Alejandro Armengol. Blog CUADERNO DE CUBA
Pocos recuerdan al escritor inglés y
líder sionista Israel Zangwill, salvo por el tema de una de sus obras de
teatro, The Melting Pot. Para
Zangwill, a principios del siglo pasado, Estados Unidos era el crisol donde los
inmigrantes de todas las naciones venían a fundirse. Pero si hubiera imaginado
que varias décadas después más de un millón de cubanos se iban a establecer en
este país, habría cargado con su caldero para otra parte. Las naciones y razas
que se mencionan en The Melting Pot
proceden de Europa; los asiáticos, negros, caribeños y latinoamericanos
quedaban fuera de la definición, como los mexicanos en el recuento de los 21
asesinatos de Billy The Kid.
Cuando en 1959 se inició la diáspora
cubana, los primeros en llegar no pensaban como Zangwill ni tenían el menor
interés de fundirse en el pot. Creían que su permanencia en este país sería
breve.

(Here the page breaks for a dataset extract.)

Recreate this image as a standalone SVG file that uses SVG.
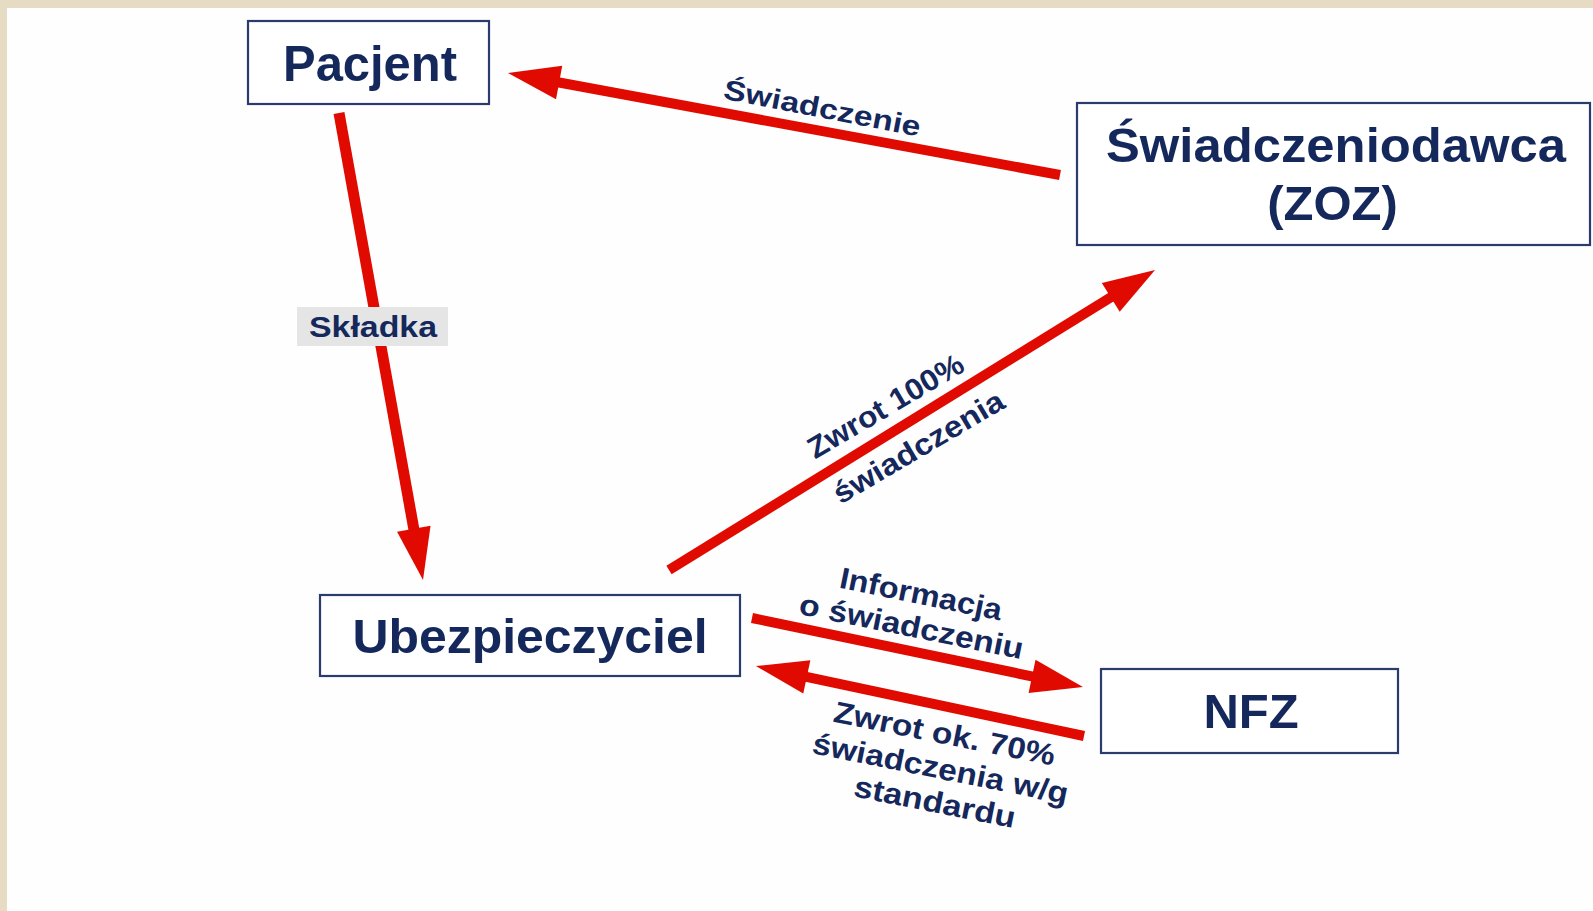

Pronto los acontecimientos les hicieron modificar ese punto de vista,
pero ello no evitó el surgimiento de una leyenda, donde Miami pasó a convertirse
de sitio de veraneo en una ciudad moderna, al tiempo que se transformaba en la
“capital del exilio”.
Esta dualidad ha definido la vida aquí
durante más de cinco décadas, a través de cambios donde la beligerancia ha
adoptado diversas formas, aunque siempre con un éxito limitado.
Hubo un momento en que el exilio logró
una transformación que le permitió darle la vuelta a la olla sin caer en ella:
los cubanos se convirtieron en una minoría influyente en la política exterior
mediante los mecanismos de la política nacional: cabildeo, poder electoral y
presencia en el Congreso. Por un tiempo las circunstancias fueron una mezcla de
realidad y espejismo: más que una unión era una relación simbiótica, pero cada
parte obtenía beneficios.
Por décadas los gobiernos
norteamericanos le hicieron creer a los exiliados que eran únicos. En parte lo
fueron y también en parte lo son. Pero desde hace unos años se han multiplicado
las campañas para demostrarles que han dejado de serlo.
Nunca Miami ha resultado un fenómeno
fácil de asimilar por el resto del país. Primero fueron las luchas intestinas
de los grupos de exiliados, los ajustes de cuenta y los atentados dinamiteros.
Luego la convulsión creada por las diferentes avalanchas de refugiados.
A los intentos de considerarla una
ciudad tropical, una especie de avanzada de la civilización donde existen
oportunidades de hacer negocios y disfrutar de una vacaciones placenteras, se
han opuesto siempre aspectos más sombríos: corrupción política, años de
elevadas tasas de criminalidad y una intransigencia en cuestiones que van de lo
banal a lo esencial, pero que siempre resulta incomprensible para los otros.
La realidad es que al tiempo que el
exiliado demuestra una enorme capacidad para desenvolverse y triunfar en el
trabajo cotidiano, su vida, su memoria y su futuro giran sobre un círculo de
esperanzas nunca realizadas: vive guiado por la ilusión de un futuro improbable
y de un pasado espurio. Así nació el estereotipo, bajo el cual se le percibe:
un ser que se niega a ser catalogado como inmigrante, y reclama siempre el
título de exiliado, pero acosado por las contradicciones o las disyuntivas
entre ambos modelos de conducta, aunque ello a veces parece no preocuparle. Por
eso actúa como si tuviera múltiples personalidades. La publicidad y la
propaganda se mezclan indisolubles en su vida. La arenga y la discusión
política con la tarjeta de negocios y el comercial oportuno. Acude a los actos
políticos y está pendiente de las noticias, pero no despega el ojo de la caja
contadora. Aunque en la mayoría de los casos es sólo un cubano. Un ciudadano
que vive una vida extraña en una ciudad conocida, la única donde su desarraigo
se hace más llevadero: no pertenece a Estados Unidos ni a la Cuba donde
gobierna Castro. Para él, la patria es sólo una realidad emocional, producto de
la fantasía y la nostalgia. Por ello el cubano dentro y fuera de la isla
siempre se ha jugado su última carta a Miami, donde cree poder conservar su
identidad.
Ningún exilio puede convertirse en un
fin en sí mismo. Aferrarse a las victorias y derrotas no es más que una forma
de atrofiarse. Quedan abiertos dos caminos: desarrollarse como una comunidad
integrada al resto del país y apoyar la lucha de los que buscan una sociedad
democrática en la isla, al tiempo que ayudar a sentar las bases de una Cuba
poscastrista. El resto se pierde en la furia callejera.